How does one foster a love of learning in a child? Will I find it if I google ‘What is the best app to help my child learn?’ Surely someone has figured out the secret sauce to turn these sweet little mini-mes into the next Einsteins who find their callings, love the Lord, earn free rides to college, land the perfect jobs and care for me in my old age. 

While we don’t get to know ahead of time what God has planned for each of our children, there are things we can do that not only equip them for lifelong learning but build our relationship with them at the same time—and it’s simpler than you might think. 

Read stories together

Everyone loves a story. Children don’t learn vocabulary from lists or learn how to write from instructions on how to construct a sentence. They learn from being read to and talked to as infants and toddlers, from reading on their own, and then through thoughtful conversations when they are older. This is how we all learn new vocabulary and means of expression, and for pre-readers, it is essential that they begin with the verbal now and progress to the written only later.  

“Writing, of course, comes of reading, and nobody can write well who does not read much.” 
(Charlotte Mason, School Education, p. 233)

Read stories to your children that you enjoy reading. Stories should be well written, not twaddle—trivial or nonsensical writing with low-level vocabulary and simplified expression. If the story doesn’t excite your mind, it is unlikely to captivate your child’s. Choose from the classics—books that have stood the test of time. There is a big difference between Disney’s version of Winnie the Pooh and the classic written by A. A. Milne. And while your 7-year-old may not be ready for the original versions of Homer, consider reading some of it aloud and including authors like Rosemary Sutcliff, who has retold the Iliad and the Odyssey.

Always be reading aloud a book that is written above a child’s level of reading. That plus conversations are the way to build their understanding of the world around them and how it works. These are foundational to a child’s understanding of their language. Consider the grammar a child has learned before the age of 5. They have figured out verbs—which ones are irregular and which only need “ed” at the end for past tense. All of this and much more happens effortlessly as we engage the child with good stories and conversation.  

What’s more, reading with children, even older children, provides a shared experience around the story and the opportunity to draw on it for deeper conversations. Don’t stop story-time just because your child is now able to read on his own.  Reading good literature aloud around the dinner table after a meal can be a rewarding family tradition.

Observe the world around you

Learning to observe carefully is another important life skill. From relationships to studying to driving, if children don’t learn the keys to acquiring detailed information from their senses, how can they ever expect to process that information and arrive at the correct conclusion? 

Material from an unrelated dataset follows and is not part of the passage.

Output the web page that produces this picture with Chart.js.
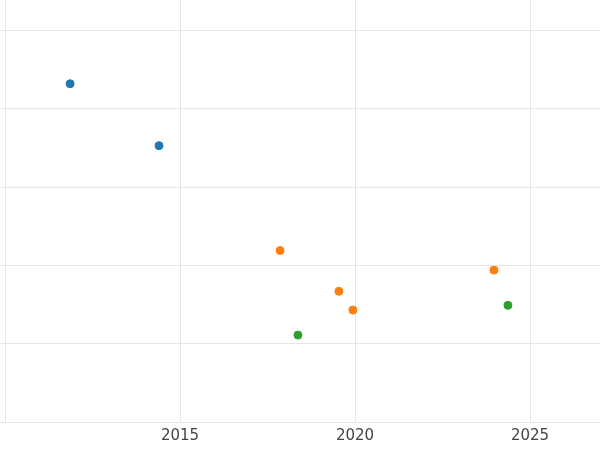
<!DOCTYPE html>
<html>
<head>
<script src="https://cdn.jsdelivr.net/npm/chart.js@4"></script>
<style>body{margin:0}#wrap{width:600px;height:450px}</style>
</head>
<body>
<div id="wrap"><canvas id="c"></canvas></div>
<script>
// values (y in grid units, no labels shown)
const blueX = [2011.86, 2014.4];
const blueY = [4.32, 3.53];
const orangeX = [2017.86, 2019.54, 2019.94, 2023.97];
const orangeY = [2.19, 1.67, 1.43, 1.94];
const greenX = [2018.37, 2024.37];
const greenY = [1.11, 1.49];
const xTicks = [2010, 2015, 2020, 2025];
const yTicks = [0, 1, 2, 3, 4, 5];

const pts = (xs, ys) => xs.map((x, i) => ({ x, y: ys[i] }));
const ds = (xs, ys, color) => ({
  data: pts(xs, ys),
  backgroundColor: color,
  borderColor: color,
  pointRadius: 4,
  pointHoverRadius: 4,
});

new Chart(document.getElementById("c"), {
  type: "scatter",
  data: {
    datasets: [
      ds(blueX, blueY, "#1f77b4"),
      ds(orangeX, orangeY, "#ff7f0e"),
      ds(greenX, greenY, "#2ca02c"),
    ],
  },
  options: {
    responsive: true,
    maintainAspectRatio: false,
    animation: false,
    layout: { padding: 0, autoPadding: false },
    plugins: { legend: { display: false }, tooltip: { enabled: false } },
    scales: {
      x: {
        type: "linear",
        min: 2009.86,
        max: 2027,
        afterBuildTicks: (axis) => { axis.ticks = xTicks.map((v) => ({ value: v })); },
        grid: { color: "#e6e6e6", drawTicks: false },
        border: { display: false },
        ticks: {
          padding: 5,
          color: "#444",
          font: { family: "DejaVu Sans", size: 15 },
          callback: (v) => (v === 2010 ? "" : v),
        },
      },
      y: {
        min: 0,
        max: 5.39,
        afterBuildTicks: (axis) => { axis.ticks = yTicks.map((v) => ({ value: v })); },
        grid: { color: "#e6e6e6", drawTicks: false },
        border: { display: false },
        ticks: { display: false },
      },
    },
  },
});
</script>
</body>
</html>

With young children, one of the best places to observe is nature. Go out and look at God’s creation. You don’t have to live in the country to see ants marching single file, building up a hill of sand in a crack on the sidewalk and carrying crumbs underground. Instead of banishing the spider hiding in the corner of your garage, call your daughter over to look at the intricate web being created. 

Hands-on science experiments also offer a great opportunity to compare and contrast, to see cause and effect, and to practice developing hypotheses and drawing conclusions. Asking questions like, “What do you think will happen?” is a great way to engage a child’s imagination. And remember, cooking is actually a science experiment! Try baking with your children; food is always a great motivator, and even flops are a chance to discuss what went wrong and learn.

There are things to observe—learning opportunities—all around us if we slow down and take the time to pay attention. 

Engage in conversation

Talk with your children. Ask questions and encourage them to do the same. While the endless questions of a 3-year-old can become tiring, remember, they are trying to understand the world around them. 

As you sort socks together, you can compare and contrast, but you can also engage their imagination. What does happen to those missing socks? Where do they go? Is there a secret shoot in the dryer that they use to escape and now they are traveling the world? 

When reading books, ask them which character they liked the best and why. Ask them what they think it would have been like to live in that time period or world. Ask them about the villains—why do you think they turned bad? What could they have done to choose differently? Is there still hope that they could change their ways? 

For older teenagers, watch the news or listen to a podcast or a sermon together. What is happening in the world? Or what is happening in the lives of their friends and family members? Are the choices people are making leading to positive or negative outcomes? Share your own mistakes with your children. When we allow them to see that we aren’t perfect we make ourselves more approachable while helping them grow in wisdom. We can also show them that the world does not end when we make mistakes.

Wherever possible, relate your conversations to God’s beauty, goodness and truth. This is the essence of what it means in Deuteronomy 6 when we are commanded to teach our children “when we walk by the way” to “Love the Lord our God with all our heart, soul, mind and strength.” There is beauty in God’s creation, and there is beauty in the storytelling or visual arts that we create as God’s image-bearers. As our children learn to see and appreciate that beauty, we can help them tune their minds to the goodness and truth that accompanies it. The more we can do this by encouraging our children’s curiosity, the more we equip them to be lifelong learners who naturally seek God in everything.

Providing your child with a rich education doesn’t have to be toil. Rather, it can be a part of the natural rhythm of your life. Enjoy the world through the eyes of your child. It is relaxing for you and foundational for them.